Organizing and Empowering Your Community for a Change

Because of a series of poor decisions, cost-saving cuts, and bureaucratic indifference, the people of the town of Flint, Michigan were put into grave danger. The community’s water supply was tainted, rendered unusable, and undrinkable by high levels of lead. Despite repeated pleas to their town’s leaders, nothing was done about the situation. It wasn’t until Flint residents organized their community and made a ruckus that reached national and even international media that something was done to clean up their water supply.

The power of community organizing is often labeled as subversive or even dangerous, but this is because it helps unify your neighborhood, your town, or your city. It is the power to form consensus, to mobilize people towards a certain goal. At its core, community organizing has no politics, it is simply the act of banding people together and bending their energies towards a specific outcome.

If your community is under threat or there is a local issue you want to address, below are some tips on how you can effectively organize your community.

Determine a Goal

Meetings are the seeds of community organizing and no one is going to attend your meetings if they don’t care about your goal. This is why community organizing is not done for trivial matters. People in your community need to care about what you want to achieve. Prior to calling a meeting, determine what is the goal you want to achieve.
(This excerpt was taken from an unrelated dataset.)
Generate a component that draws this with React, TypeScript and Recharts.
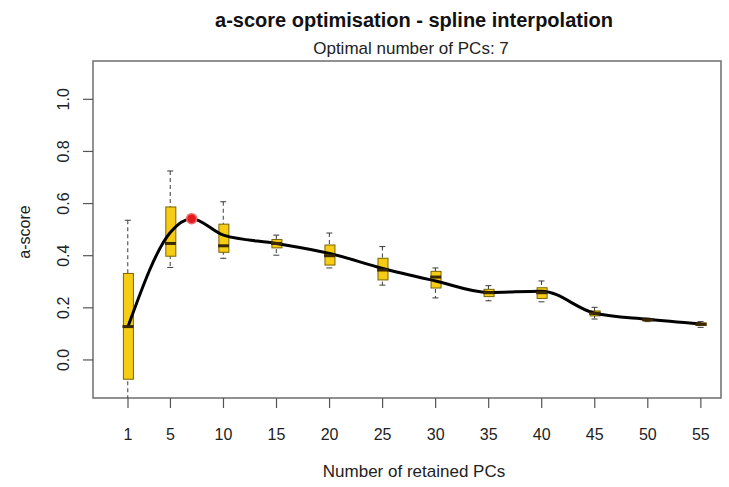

Are you looking for criminal justice reforms in your state? Do you want to address infrastructure problems in your area? Is there a local health crisis that no one is stopping? Remember that people may not be aware of the magnitude of the issue and your meeting can draw in attendees by giving answers or new perspectives. When you find a goal your community cares about, you can proceed.

  • Seek Diverse Approaches

In today’s globalized landscape, it’s very difficult for communities to remain insular or secluded. Your community is most likely full of different people with varying ethnicity, schools of thought, and perspectives. It is vital your community organizing methods seek out different approaches and strategies from your community. For example, the basics of Catholic social teaching could be useful when empathizing with other people.

But this goes way beyond abstract principles. Diverse approaches can be as simple as ensuring your group has Spanish-speaking members so you can include Hispanic people in your movement. It can also include asking people from different levels of affluence how the issue you’re tackling has impacted them. Diverse approaches help build a stronger and larger network within your community, which is essential in harnessing its full potential.

  • Identify Methods

Next, identify what kind of methods your advocacy group or community organization is going to use. If your group relies on systems advocacy, you may wish to work within the parameters of the systems you wish to change. For example, state congresses and city boards have scheduled times for petitioners to take to the floor and air their concerns. Your group could make an appearance at such an event make your voices heard. Or you can organize letter-writing campaigns for your local representative or an authority figure you want to persuade.

These methods are simple and can be very effective for enacting certain types of changes. Other methods may require more preparation, manpower, and resources. If you want to assemble a caravan or a march, you will need to coordinate with authorities and your colleagues. Identifying the methods you want to use beforehand is crucial in organizing them properly to ensure maximized effectiveness.

  • Reach Out

A key part of organizing your community is making sure you reach out to as many people as possible. Everyone who can get behind your advocacy and your goal can add their resources, talents, and voice to achieve it, which means you can’t afford to alienate or ignore too many people. There are a variety of methods you can use to reach out to people. First, you could go door-to-door and explain in person just what you aim to accomplish. Or you can hand out flyers detailing your mission to people in the community.

Lastly, you can always turn to the power of social media. Your group may even begin as a Facebook page or a chat group among concerned citizens. Remember that our movement grows with its membership and continually reaches out to people.

Organizing your community can take a while and there are many challenges you may face along the way. But the results can be worth the effort, whether you’re looking for a systemic change or a solution to a local problem.